L'armée ougandaise a déclaré avoir envoyé des troupes à Bunia. Ce déploiement survient alors que le M23, allié aux troupes rwandaises, s'est emparé des villes de Bukavu et Goma.
La ville de Bunia, non loin du lac Albert et de l'Ouganda, dans la province de l'Ituri est régulièrement le théâtre d'attaques de groupes armés, notamment du M23 et des rebelles ougandais des Forces démocratiques alliées (ADF).
Dieudonné Lossadhekana, président de la société civile de l'Ituri, estime que c'est depuis ce 17 février que ces renforts ougandais ont été vus par les populations de l'Ituri. Depuis leur arrivée, selon lui, ces militaires participent à des réunions de coordination dans le cadre des opérations conjointes shujaa (menée par l'armée ougandaise et congolaise) qui ont pour mission de traquer les ADF et leurs supplétifs dans la région.
Cependant, il souligne que la peur s'est installée au sein des populations avec l'arrivée de ces renforts à Bunia.
"Ce qui a fait peur (à la population, ndlr) c'est la présence de plusieurs militaires à la fois avec plusieurs engins dans la ville de Bunia. Tous nous savons que l'UPDF est dans une mission pour traquer les ADF et dans le cadre de cette mission, ils ne pouvaient pas se retrouver à Bunia. Les UPDF sont en opération de traque des ADF depuis 2021 et ils sont précisément localisés au sud du territoire d' Irumu et la province du nord Kivu. A ce jour, ils sont toujours présents et malgré leur présence les ADF continuent à piller."
Quel rôle va jouer l'Ouganda dans la crise actuelle ?
Selon des sources militaires, des milliers de soldatsougandais sont déployés en Ituri dans le cadre de l'opération shujaa.

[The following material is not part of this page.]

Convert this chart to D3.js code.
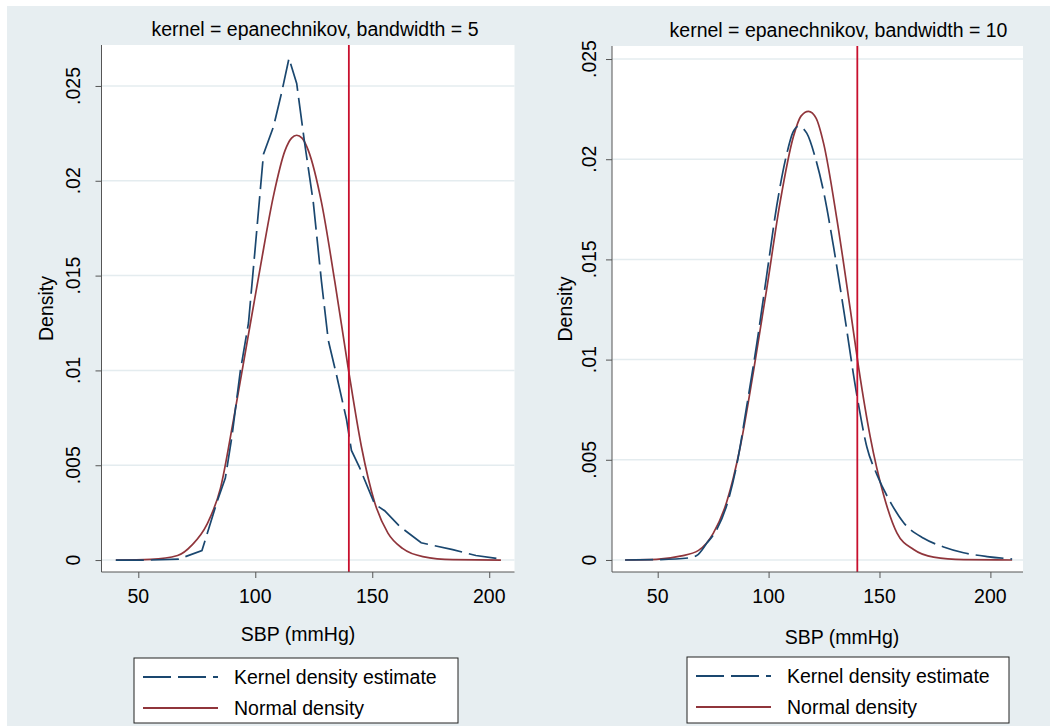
<!DOCTYPE html>
<html>
<head>
<meta charset="utf-8">
<script src="https://cdn.jsdelivr.net/npm/d3@7"></script>
<style>
  body { margin: 0; background: #fff; }
  svg { display: block; font-family: "Liberation Sans", Arial, sans-serif; }
</style>
</head>
<body>
<svg id="chart" width="1050" height="726"></svg>
<script>
// values
const sbpTicks = [50, 100, 150, 200];
const densityTicks = [0, 0.005, 0.01, 0.015, 0.02, 0.025];
const cutoff = 140;

const kdeBw5 = [
  [40.4, 0], [55, 0], [67.3, 0.00005], [77.2, 0.0005], [83.6, 0.00305], [87.2, 0.00432],
  [90, 0.0065], [93.6, 0.00996], [97.1, 0.0125], [100, 0.0165], [103.5, 0.0214],
  [107.8, 0.02286], [111.3, 0.02467], [114.4, 0.02645], [117.7, 0.02513], [121.2, 0.0219],
  [124.8, 0.01886], [128.3, 0.01468], [131.2, 0.01159], [134.7, 0.00977], [139, 0.00741],
  [141.1, 0.00578], [144.6, 0.00487], [151, 0.00296], [155.3, 0.0026], [161.7, 0.00178],
  [170.9, 0.00091], [184.4, 0.00055], [194.3, 0.00024], [205, 0.00005]
];
const normalBw5 = [
  [40.4, 0], [55.4, 0.00004], [66.8, 0.00024], [73, 0.0008], [79.4, 0.0019], [85.1, 0.00378],
  [90.7, 0.00741], [96.4, 0.01141], [102.1, 0.01541], [107.8, 0.01922], [112.7, 0.02159],
  [115.5, 0.02225], [117.7, 0.0224], [120, 0.02225], [122.7, 0.02159], [128.3, 0.01886],
  [134, 0.01468], [139.7, 0.01014], [145.4, 0.00596], [151, 0.00305], [156.7, 0.00142],
  [163.1, 0.0006], [171.6, 0.00018], [184.4, 0.00002], [205, 0]
];
const kdeBw10 = [
  [35.3, 0], [51, 0.00002], [63.8, 0.0001], [67.6, 0.00022], [72.1, 0.00083], [76.6, 0.00151],
  [81.1, 0.00272], [85.7, 0.00478], [90.2, 0.00771], [94.7, 0.01081], [99.2, 0.01425],
  [103.7, 0.01769], [108.2, 0.02027], [111, 0.02135], [113.5, 0.02164], [117.2, 0.0213],
  [121, 0.0201], [124.8, 0.01838], [129.3, 0.01562], [133.8, 0.01252], [139.8, 0.00822],
  [144.3, 0.00564], [148.8, 0.00427], [154.9, 0.00289], [160.9, 0.00186], [169.9, 0.00108],
  [178.9, 0.00065], [187.9, 0.00036], [198.5, 0.00017], [209.8, 0.00005]
];
const normalBw10 = [
  [35.3, 0], [49.5, 0.00003], [60.1, 0.00019], [68.4, 0.00048], [75.1, 0.00134], [81.1, 0.00289],
  [87.2, 0.00564], [93.2, 0.00943], [99.2, 0.01356], [105.2, 0.01786], [111.2, 0.02113],
  [114.6, 0.02215], [118, 0.02239], [121.4, 0.02205], [124.8, 0.02079], [130.8, 0.017],
  [136.8, 0.01253], [140.6, 0.0096], [145.8, 0.00616], [151.9, 0.00323], [157.9, 0.00134],
  [165.4, 0.00052], [174.4, 0.00014], [188, 0.00002], [209.8, 0]
];
const legendLabels = ["Kernel density estimate", "Normal density"];

const colors = { kde: "#1a476f", normal: "#90353b", cutoff: "#c8102e", bg: "#e7eef1", grid: "#e4ecef" };
const fontSize = 19.5;

const panels = [
  {
    title: "kernel = epanechnikov, bandwidth = 5", titleX: 315, titleY: 35.5,
    kde: kdeBw5, normal: normalBw5, kdeCurve: d3.curveLinear,
    left: 101.5, right: 514.5, top: 45, bottom: 572,
    xDomain: [34.27, 210.8], yDomain: [-0.00063, 0.02716],
    yLabX: 80, densX: 53, sbpX: 298, sbpY: 641,
    legend: { x: 134, y: 658, w: 324, h: 65 }
  },
  {
    title: "kernel = epanechnikov, bandwidth = 10", titleX: 838.5, titleY: 37,
    kde: kdeBw10, normal: normalBw10, kdeCurve: d3.curveMonotoneX,
    left: 612, right: 1023, top: 46, bottom: 572,
    xDomain: [29.4, 214.7], yDomain: [-0.0006, 0.02565],
    yLabX: 595.5, densX: 572, sbpX: 842, sbpY: 644,
    legend: { x: 687, y: 657, w: 322, h: 66 }
  }
];

const svg = d3.select("#chart");

svg.append("rect")
  .attr("x", 7).attr("y", 6)
  .attr("width", 1043).attr("height", 720)
  .attr("fill", colors.bg);

panels.forEach(p => drawPanel(svg.append("g"), p));

function fmt(d) {
  return d === 0 ? "0" : String(+d.toFixed(3)).replace(/^0/, "");
}

function drawPanel(g, p) {
  const x = d3.scaleLinear().domain(p.xDomain).range([p.left, p.right]);
  const y = d3.scaleLinear().domain(p.yDomain).range([p.bottom, p.top]);

  g.append("rect")
    .attr("x", p.left).attr("y", p.top)
    .attr("width", p.right - p.left).attr("height", p.bottom - p.top)
    .attr("fill", "#fff");

  // grid
  g.selectAll("line.grid")
    .data(densityTicks)
    .join("line")
    .attr("class", "grid")
    .attr("x1", p.left).attr("x2", p.right)
    .attr("y1", d => y(d)).attr("y2", d => y(d))
    .attr("stroke", colors.grid).attr("stroke-width", 1.5);

  const line = d3.line().x(d => x(d[0])).y(d => y(d[1]));

  g.append("path")
    .attr("d", line.curve(d3.curveMonotoneX)(p.normal))
    .attr("fill", "none")
    .attr("stroke", colors.normal)
    .attr("stroke-width", 1.7);

  g.append("path")
    .attr("d", line.curve(p.kdeCurve)(p.kde))
    .attr("fill", "none")
    .attr("stroke", colors.kde)
    .attr("stroke-width", 1.7)
    .attr("stroke-dasharray", "28,7");

  g.append("line")
    .attr("x1", x(cutoff)).attr("x2", x(cutoff))
    .attr("y1", p.top).attr("y2", p.bottom)
    .attr("stroke", colors.cutoff).attr("stroke-width", 1.8);

  // y axis
  const yAxis = g.append("g")
    .attr("transform", `translate(${p.left},0)`)
    .call(d3.axisLeft(y).tickValues(densityTicks).tickSize(6).tickFormat(""));
  yAxis.select(".domain").attr("d", `M0,${p.top}V${p.bottom}`).attr("stroke", "#555");
  yAxis.selectAll(".tick line").attr("stroke", "#555");

  g.selectAll("text.ytick")
    .data(densityTicks)
    .join("text")
    .attr("class", "ytick")
    .attr("transform", d => `translate(${p.yLabX},${y(d)}) rotate(-90)`)
    .attr("text-anchor", "middle")
    .attr("font-size", fontSize)
    .text(fmt);

  // x axis
  const xAxis = g.append("g")
    .attr("transform", `translate(0,${p.bottom})`)
    .call(d3.axisBottom(x).tickValues(sbpTicks).tickSize(6).tickFormat(""));
  xAxis.select(".domain").attr("d", `M${p.left},0H${p.right}`).attr("stroke", "#555");
  xAxis.selectAll(".tick line").attr("stroke", "#555");

  g.selectAll("text.xtick")
    .data(sbpTicks)
    .join("text")
    .attr("class", "xtick")
    .attr("x", d => x(d))
    .attr("y", p.bottom + 31)
    .attr("text-anchor", "middle")
    .attr("font-size", fontSize)
    .text(d => d);

  g.append("text")
    .attr("x", p.titleX).attr("y", p.titleY)
    .attr("text-anchor", "middle")
    .attr("font-size", fontSize)
    .text(p.title);

  g.append("text")
    .attr("transform", `translate(${p.densX},${(p.top + p.bottom) / 2}) rotate(-90)`)
    .attr("text-anchor", "middle")
    .attr("font-size", fontSize)
    .text("Density");

  g.append("text")
    .attr("x", p.sbpX).attr("y", p.sbpY)
    .attr("text-anchor", "middle")
    .attr("font-size", fontSize)
    .text("SBP (mmHg)");

  // legend
  const L = p.legend;
  const lg = g.append("g").attr("transform", `translate(${L.x},${L.y})`);
  lg.append("rect")
    .attr("width", L.w).attr("height", L.h)
    .attr("fill", "#fff").attr("stroke", "#222").attr("stroke-width", 1);

  const keys = [
    { label: legendLabels[0], color: colors.kde, dash: "28,7" },
    { label: legendLabels[1], color: colors.normal, dash: null }
  ];
  lg.selectAll("line.key")
    .data(keys)
    .join("line")
    .attr("class", "key")
    .attr("x1", 9).attr("x2", 84)
    .attr("y1", (d, i) => 19 + i * 31).attr("y2", (d, i) => 19 + i * 31)
    .attr("stroke", d => d.color).attr("stroke-width", 1.8)
    .attr("stroke-dasharray", d => d.dash);
  lg.selectAll("text.key")
    .data(keys)
    .join("text")
    .attr("class", "key")
    .attr("x", 100)
    .attr("y", (d, i) => 26 + i * 31)
    .attr("font-size", fontSize)
    .text(d => d.label);
}
</script>
</body>
</html>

Cependant, il y a lieu de s'interroger sur l'accord qui lie Kinshasa à Kampala dans le cadre de cette opération conjointe. Pour le professeur Kristof Titeca qui enseigne à l'université d'Anvers en Belgique, les circonstances de l'accord entre la RDC et l'Ouganda ne sont pas très claires. Et la position de Kampala dans la crise actuelle reste ambiguë.
Il est possible que Kinshasa ne puisse pas refuser cet accord et qu'il y ait une sorte de pression pour que l'Ouganda puisse opérer dans la région, estime le professeur Kristof Titeca qui rappelle que pour l'instant les FARDC et le gouvernement congolais sont très faibles.

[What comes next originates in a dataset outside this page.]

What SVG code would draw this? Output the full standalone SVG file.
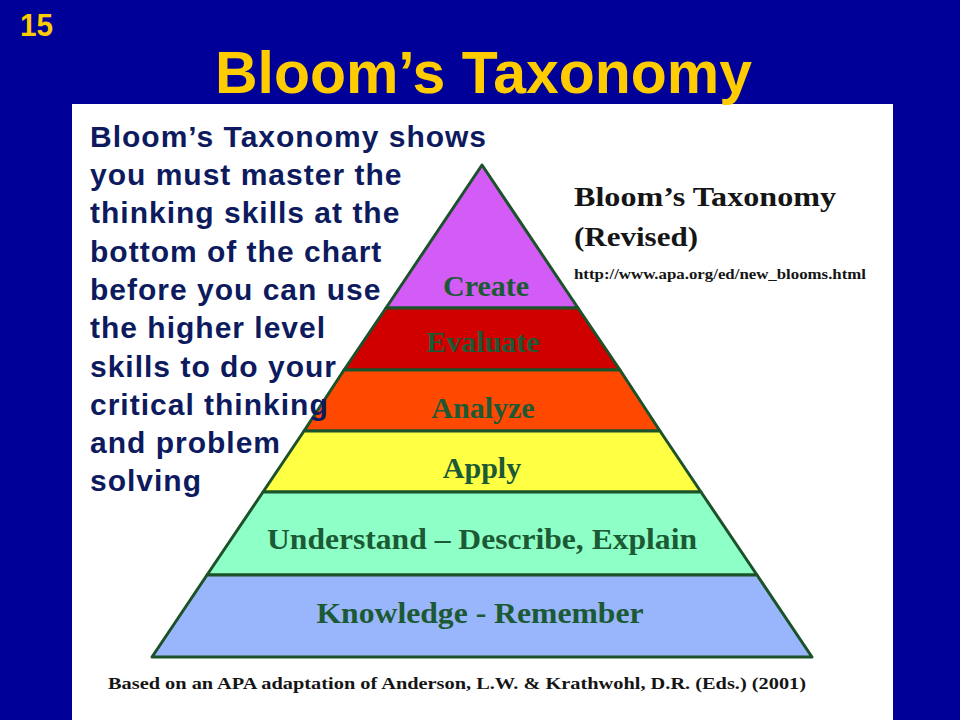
<svg xmlns="http://www.w3.org/2000/svg" width="960" height="720" viewBox="0 0 960 720">
<style>
.lay{stroke:#1b5229;stroke-width:3;stroke-linejoin:round}
.lbl{font-family:"Liberation Serif","Times New Roman",serif;font-weight:bold;font-size:30px;fill:#1b5a34;text-anchor:middle}
.body{font-family:"Liberation Sans",Arial,sans-serif;font-weight:bold;font-size:30px;fill:#0d1b5e;letter-spacing:1px}
.ser{font-family:"Liberation Serif","Times New Roman",serif;font-weight:bold;fill:#151515}
</style>
<rect x="0" y="0" width="960" height="720" fill="#000099"/>
<rect x="72" y="104" width="821" height="616" fill="#ffffff"/>
<text x="20" y="36" font-family="Liberation Sans,Arial,sans-serif" font-weight="bold" font-size="31" fill="#ffcc00" textLength="33" lengthAdjust="spacingAndGlyphs">15</text>
<text x="215" y="93" font-family="Liberation Sans,Arial,sans-serif" font-weight="bold" font-size="60" fill="#ffcc00" textLength="537" lengthAdjust="spacingAndGlyphs">Bloom’s Taxonomy</text>
<g id="pyramid">
<g id="create"><polygon class="lay" points="482,165 578,308 386,308" fill="#d25cf5"/><text class="lbl" x="486" y="296">Create</text></g>
<g id="evaluate"><polygon class="lay" points="386,308 578,308 620,370 344,370" fill="#d00000"/><text class="lbl" x="483" y="352">Evaluate</text></g>
<g id="analyze"><polygon class="lay" points="344,370 620,370 660,431 304,431" fill="#ff4800"/><text class="lbl" x="483" y="418">Analyze</text></g>
<g id="apply"><polygon class="lay" points="304,431 660,431 701,492 263,492" fill="#ffff44"/><text class="lbl" x="482" y="478">Apply</text></g>
<g id="understand"><polygon class="lay" points="263,492 701,492 757,575 207,575" fill="#8effc6"/><text class="lbl" x="482" y="549" textLength="430" lengthAdjust="spacingAndGlyphs">Understand – Describe, Explain</text></g>
<g id="knowledge"><polygon class="lay" points="207,575 757,575 812,657 152,657" fill="#99b5fb"/><text class="lbl" x="480" y="623" textLength="327" lengthAdjust="spacingAndGlyphs">Knowledge - Remember</text></g>
</g>
<g id="caption">
<text class="ser" x="574" y="206" font-size="28" textLength="262" lengthAdjust="spacingAndGlyphs">Bloom’s Taxonomy</text>
<text class="ser" x="574" y="246" font-size="28" textLength="124" lengthAdjust="spacingAndGlyphs">(Revised)</text>
<text class="ser" x="574" y="279" font-size="14" textLength="292" lengthAdjust="spacingAndGlyphs">http://www.apa.org/ed/new_blooms.html</text>
<text class="ser" x="108" y="689" font-size="17" textLength="698" lengthAdjust="spacingAndGlyphs">Based on an APA adaptation of Anderson, L.W. &amp; Krathwohl, D.R. (Eds.) (2001)</text>
</g>
<g id="explanation">
<text class="body" x="90" y="147">Bloom’s Taxonomy shows</text>
<text class="body" x="90" y="185">you must master the</text>
<text class="body" x="90" y="223">thinking skills at the</text>
<text class="body" x="90" y="262">bottom of the chart</text>
<text class="body" x="90" y="300">before you can use</text>
<text class="body" x="90" y="338">the higher level</text>
<text class="body" x="90" y="377">skills to do your</text>
<text class="body" x="90" y="415">critical thinking</text>
<text class="body" x="90" y="453">and problem</text>
<text class="body" x="90" y="491">solving</text>
</g>
</svg>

" D'un côté, Kampala collabore avec Kinshasa, ils mènent des opérations militaires, l'opération shujaa contre les ADF. De l'autre côté, Kampala a joué un rôle qui est plutôt ambigu vis-à vis du M23. Les différents rapports des Nations Unies ont montré que Kampala a donné une sorte de support passif vis-à vis du M23/AFC et ses alliés. Avec les évènements récents, il reste à voir comment ça va évoluer pour Kampala. Il y a le chef de l'armée ougandaise Muhoozi qui est très explicite en faveur du M23."
La même partition qu'en 1996-1997 ?
Il ne faut pas négliger les intérêts économiques de l'Ouganda dans la région, rappelle Kristof Titeca. Cependant, face aux récents évènements dans la région, tout reste incertain quant à l'évolution de l'Ouganda.
"La situation est assez inquiétante, on semble retournés dans un scénario qui est en fait presque une répétition du contexte de 1998 dans lequel il y avait les Kivus pour le Rwanda et l'Ituri pour l'Ouganda. C'est aussi assez remarquable que l'Ouganda a envoyé des renforts directement après que le M23 et le Rwanda aient pris Goma et Bukavu. Donc c'est un signal de Kampala disant ceci c'est notre territoire, c'est notre zone d'influence, ce n'est pas à vous Kigali", explique Kristok Titeca.
L'Ouganda a été accusé par des experts de travailler aussi contre les intérêts de la RDC en soutenant le M23, lui permettant d'utiliser le territoire ougandais comme voie d'approvisionnement - des accusations que le pays a fermement rejetées.